Task requirements
Return, without pictures, the lines from the start of the data through the one that contains "YAxis, ReferenceLine, ReferenceArea".

************

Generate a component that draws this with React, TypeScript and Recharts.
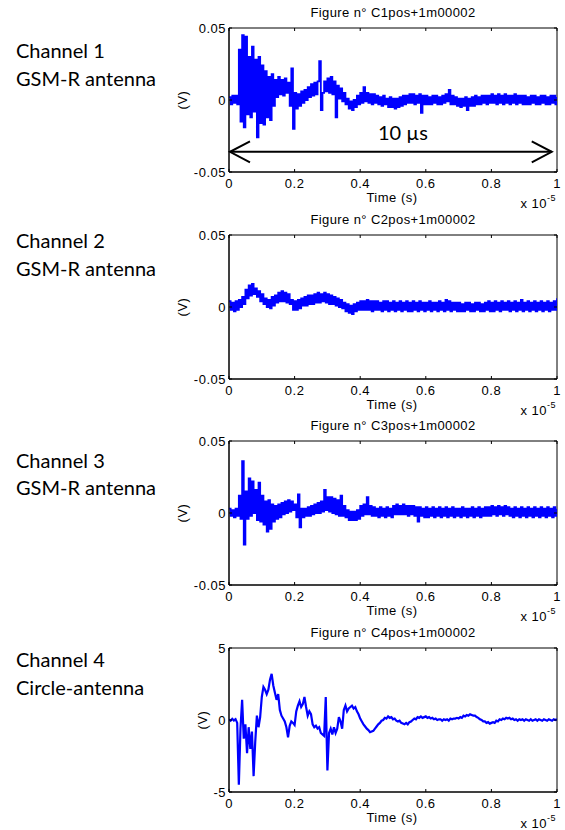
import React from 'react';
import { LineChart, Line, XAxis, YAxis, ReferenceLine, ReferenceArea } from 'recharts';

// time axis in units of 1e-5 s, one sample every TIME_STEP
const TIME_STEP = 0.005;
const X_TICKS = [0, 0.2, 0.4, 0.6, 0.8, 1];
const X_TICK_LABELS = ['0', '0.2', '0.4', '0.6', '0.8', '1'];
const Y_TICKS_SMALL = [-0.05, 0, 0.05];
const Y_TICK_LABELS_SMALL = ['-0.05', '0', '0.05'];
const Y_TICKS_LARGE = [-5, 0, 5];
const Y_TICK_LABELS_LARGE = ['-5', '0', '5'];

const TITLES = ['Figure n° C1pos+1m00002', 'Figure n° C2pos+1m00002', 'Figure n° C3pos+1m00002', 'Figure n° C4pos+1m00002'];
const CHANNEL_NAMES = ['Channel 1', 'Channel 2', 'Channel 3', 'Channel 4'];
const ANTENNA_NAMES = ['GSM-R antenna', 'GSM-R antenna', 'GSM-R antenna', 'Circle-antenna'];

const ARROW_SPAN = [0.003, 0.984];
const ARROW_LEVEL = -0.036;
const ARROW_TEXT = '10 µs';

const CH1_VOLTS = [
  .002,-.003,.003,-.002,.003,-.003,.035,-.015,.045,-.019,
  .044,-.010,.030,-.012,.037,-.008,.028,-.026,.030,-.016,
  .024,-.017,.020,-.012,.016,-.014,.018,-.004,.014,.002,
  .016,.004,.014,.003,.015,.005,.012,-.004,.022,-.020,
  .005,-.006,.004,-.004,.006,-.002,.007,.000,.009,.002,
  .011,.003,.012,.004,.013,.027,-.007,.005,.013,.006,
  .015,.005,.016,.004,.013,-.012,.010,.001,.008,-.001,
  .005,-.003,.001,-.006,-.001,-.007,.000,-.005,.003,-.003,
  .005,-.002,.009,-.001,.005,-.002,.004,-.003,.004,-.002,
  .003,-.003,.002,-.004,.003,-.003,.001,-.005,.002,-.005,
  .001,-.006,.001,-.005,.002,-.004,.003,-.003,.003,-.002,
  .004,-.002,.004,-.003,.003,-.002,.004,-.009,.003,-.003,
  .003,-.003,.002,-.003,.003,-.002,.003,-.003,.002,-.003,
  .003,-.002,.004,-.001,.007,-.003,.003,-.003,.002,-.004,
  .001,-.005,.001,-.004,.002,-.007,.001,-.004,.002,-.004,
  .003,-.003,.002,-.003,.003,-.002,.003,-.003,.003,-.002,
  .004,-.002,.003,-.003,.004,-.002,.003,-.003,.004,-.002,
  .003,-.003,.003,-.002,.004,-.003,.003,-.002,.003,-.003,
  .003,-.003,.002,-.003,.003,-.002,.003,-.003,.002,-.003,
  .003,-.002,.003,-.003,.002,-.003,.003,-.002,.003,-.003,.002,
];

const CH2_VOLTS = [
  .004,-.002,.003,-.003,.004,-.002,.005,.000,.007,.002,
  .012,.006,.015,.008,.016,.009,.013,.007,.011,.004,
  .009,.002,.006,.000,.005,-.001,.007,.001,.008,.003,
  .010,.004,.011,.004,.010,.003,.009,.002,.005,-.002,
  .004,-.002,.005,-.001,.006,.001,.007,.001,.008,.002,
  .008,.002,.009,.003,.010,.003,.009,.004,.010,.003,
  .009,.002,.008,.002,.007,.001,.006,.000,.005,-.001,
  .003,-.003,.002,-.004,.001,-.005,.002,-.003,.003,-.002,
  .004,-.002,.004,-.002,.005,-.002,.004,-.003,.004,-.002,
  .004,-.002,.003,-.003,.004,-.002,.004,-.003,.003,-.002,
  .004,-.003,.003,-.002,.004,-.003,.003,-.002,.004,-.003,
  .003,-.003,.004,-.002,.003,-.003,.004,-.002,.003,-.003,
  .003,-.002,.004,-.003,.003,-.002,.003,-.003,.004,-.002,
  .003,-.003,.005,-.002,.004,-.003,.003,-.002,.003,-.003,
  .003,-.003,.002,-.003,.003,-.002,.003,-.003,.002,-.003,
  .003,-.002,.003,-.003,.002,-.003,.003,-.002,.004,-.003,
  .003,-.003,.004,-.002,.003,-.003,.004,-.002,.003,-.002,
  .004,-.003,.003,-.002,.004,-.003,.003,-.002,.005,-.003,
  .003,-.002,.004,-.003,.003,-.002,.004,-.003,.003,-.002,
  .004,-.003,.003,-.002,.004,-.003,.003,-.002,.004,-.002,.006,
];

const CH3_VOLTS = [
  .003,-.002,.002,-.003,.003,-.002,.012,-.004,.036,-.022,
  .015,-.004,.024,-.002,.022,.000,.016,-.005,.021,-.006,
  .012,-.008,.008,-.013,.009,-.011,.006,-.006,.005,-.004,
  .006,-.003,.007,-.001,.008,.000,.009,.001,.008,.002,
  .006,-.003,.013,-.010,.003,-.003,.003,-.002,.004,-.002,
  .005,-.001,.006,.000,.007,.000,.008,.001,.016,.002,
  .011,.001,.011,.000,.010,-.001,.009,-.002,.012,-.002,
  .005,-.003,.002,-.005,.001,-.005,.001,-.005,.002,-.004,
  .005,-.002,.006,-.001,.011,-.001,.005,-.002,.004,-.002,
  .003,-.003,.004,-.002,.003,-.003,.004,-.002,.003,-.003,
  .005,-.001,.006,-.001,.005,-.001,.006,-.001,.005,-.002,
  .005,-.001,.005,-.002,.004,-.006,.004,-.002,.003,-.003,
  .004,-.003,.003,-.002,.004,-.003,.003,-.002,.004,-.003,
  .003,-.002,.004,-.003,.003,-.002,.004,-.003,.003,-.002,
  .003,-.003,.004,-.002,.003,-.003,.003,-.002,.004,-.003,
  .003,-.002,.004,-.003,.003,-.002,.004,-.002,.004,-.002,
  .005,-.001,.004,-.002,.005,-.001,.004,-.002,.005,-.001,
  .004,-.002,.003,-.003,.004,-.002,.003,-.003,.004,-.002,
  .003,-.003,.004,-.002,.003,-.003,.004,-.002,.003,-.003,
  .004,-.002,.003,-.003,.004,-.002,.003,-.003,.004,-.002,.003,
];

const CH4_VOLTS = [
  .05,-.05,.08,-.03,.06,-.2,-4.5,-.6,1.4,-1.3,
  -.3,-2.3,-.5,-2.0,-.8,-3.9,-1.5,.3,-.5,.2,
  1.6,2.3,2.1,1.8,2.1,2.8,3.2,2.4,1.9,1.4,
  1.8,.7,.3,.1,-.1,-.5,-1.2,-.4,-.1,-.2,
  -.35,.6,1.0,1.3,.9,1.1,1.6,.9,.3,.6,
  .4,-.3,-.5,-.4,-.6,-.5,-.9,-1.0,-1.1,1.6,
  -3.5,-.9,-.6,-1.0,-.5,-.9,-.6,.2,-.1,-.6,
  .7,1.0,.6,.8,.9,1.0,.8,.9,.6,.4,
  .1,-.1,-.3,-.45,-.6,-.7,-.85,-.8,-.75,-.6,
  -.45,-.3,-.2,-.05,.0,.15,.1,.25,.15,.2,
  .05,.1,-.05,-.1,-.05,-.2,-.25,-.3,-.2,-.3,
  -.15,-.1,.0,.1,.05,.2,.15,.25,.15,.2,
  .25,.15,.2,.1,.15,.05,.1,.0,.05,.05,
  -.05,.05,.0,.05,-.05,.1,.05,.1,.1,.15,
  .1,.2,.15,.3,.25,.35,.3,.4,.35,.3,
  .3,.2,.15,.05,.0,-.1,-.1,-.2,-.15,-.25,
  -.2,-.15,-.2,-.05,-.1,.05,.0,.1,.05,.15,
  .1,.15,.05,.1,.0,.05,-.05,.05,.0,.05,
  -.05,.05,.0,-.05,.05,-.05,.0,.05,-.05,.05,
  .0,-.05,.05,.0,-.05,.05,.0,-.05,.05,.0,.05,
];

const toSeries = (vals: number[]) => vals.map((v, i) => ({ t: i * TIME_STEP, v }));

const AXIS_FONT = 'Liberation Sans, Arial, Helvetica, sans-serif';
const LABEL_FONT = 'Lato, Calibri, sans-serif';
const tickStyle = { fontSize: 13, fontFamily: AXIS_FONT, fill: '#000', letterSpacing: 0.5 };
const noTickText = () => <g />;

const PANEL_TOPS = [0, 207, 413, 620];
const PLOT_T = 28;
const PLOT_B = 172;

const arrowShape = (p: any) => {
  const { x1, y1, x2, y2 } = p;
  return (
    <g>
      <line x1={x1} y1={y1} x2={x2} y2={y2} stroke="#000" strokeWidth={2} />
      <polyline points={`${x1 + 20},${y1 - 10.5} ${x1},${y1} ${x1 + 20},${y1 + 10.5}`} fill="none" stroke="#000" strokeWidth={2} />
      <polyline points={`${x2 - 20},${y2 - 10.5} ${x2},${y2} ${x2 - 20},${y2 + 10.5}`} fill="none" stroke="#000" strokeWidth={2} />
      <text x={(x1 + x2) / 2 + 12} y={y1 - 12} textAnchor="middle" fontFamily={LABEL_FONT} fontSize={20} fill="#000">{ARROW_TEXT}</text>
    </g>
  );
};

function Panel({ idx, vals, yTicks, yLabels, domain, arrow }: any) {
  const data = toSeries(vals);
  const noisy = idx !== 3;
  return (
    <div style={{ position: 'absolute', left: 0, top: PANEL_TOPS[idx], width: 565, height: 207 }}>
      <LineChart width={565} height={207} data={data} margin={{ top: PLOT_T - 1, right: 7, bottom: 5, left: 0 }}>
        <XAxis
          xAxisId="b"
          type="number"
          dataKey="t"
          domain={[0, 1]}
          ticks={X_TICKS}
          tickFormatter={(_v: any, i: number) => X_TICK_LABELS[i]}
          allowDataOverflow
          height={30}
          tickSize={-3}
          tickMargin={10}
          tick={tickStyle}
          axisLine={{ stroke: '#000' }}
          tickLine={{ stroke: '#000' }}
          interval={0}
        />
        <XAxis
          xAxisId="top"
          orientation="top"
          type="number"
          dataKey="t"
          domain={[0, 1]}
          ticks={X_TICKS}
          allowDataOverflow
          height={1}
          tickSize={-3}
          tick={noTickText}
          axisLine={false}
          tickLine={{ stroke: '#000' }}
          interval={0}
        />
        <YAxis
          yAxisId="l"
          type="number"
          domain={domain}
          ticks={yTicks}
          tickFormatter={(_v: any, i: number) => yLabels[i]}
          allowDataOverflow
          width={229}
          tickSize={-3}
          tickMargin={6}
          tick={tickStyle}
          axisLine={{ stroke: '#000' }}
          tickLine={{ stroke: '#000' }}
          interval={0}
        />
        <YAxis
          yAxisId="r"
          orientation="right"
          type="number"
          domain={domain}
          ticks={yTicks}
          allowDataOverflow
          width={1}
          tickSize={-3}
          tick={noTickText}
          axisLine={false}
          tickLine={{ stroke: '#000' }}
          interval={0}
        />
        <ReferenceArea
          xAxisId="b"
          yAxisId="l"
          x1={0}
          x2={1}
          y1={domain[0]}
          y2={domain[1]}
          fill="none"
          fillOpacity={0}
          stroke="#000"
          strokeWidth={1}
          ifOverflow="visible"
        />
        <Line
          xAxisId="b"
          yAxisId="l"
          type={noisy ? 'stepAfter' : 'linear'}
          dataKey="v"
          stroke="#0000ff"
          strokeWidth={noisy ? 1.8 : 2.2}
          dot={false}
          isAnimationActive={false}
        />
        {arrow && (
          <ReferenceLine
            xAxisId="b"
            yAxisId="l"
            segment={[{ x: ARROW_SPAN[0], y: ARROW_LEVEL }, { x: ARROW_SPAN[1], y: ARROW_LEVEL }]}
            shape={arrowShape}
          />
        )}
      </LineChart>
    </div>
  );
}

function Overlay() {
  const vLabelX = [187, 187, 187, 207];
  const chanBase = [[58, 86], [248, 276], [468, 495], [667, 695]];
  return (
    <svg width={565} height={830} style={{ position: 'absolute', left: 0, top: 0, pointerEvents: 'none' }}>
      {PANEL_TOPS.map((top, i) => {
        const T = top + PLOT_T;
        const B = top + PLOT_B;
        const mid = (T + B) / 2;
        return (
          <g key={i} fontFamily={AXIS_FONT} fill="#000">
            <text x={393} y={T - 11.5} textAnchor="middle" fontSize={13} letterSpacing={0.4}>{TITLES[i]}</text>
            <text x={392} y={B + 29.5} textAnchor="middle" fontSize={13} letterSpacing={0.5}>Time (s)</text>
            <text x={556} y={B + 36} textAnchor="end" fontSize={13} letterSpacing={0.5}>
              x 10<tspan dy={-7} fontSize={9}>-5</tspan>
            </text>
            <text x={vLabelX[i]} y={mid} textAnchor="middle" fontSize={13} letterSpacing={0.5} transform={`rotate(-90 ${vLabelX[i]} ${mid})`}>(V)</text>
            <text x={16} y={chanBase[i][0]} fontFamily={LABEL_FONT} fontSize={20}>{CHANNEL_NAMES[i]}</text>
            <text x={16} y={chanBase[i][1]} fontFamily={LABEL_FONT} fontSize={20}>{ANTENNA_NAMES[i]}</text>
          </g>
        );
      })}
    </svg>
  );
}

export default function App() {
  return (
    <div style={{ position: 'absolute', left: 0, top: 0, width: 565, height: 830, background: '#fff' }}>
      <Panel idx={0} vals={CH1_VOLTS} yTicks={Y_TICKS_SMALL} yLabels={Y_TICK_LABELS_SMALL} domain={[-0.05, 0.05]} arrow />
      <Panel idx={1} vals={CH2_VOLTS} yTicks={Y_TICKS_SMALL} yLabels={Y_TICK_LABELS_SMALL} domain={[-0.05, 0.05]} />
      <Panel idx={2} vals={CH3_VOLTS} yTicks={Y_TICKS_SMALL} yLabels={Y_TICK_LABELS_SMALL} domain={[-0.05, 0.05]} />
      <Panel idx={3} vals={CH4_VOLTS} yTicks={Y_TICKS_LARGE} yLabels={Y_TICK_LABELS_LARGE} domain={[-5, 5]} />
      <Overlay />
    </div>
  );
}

************

Problem solution
Generate a component that draws this with React, TypeScript and Recharts.
import React from 'react';
import { LineChart, Line, XAxis, YAxis, ReferenceLine, ReferenceArea } from 'recharts';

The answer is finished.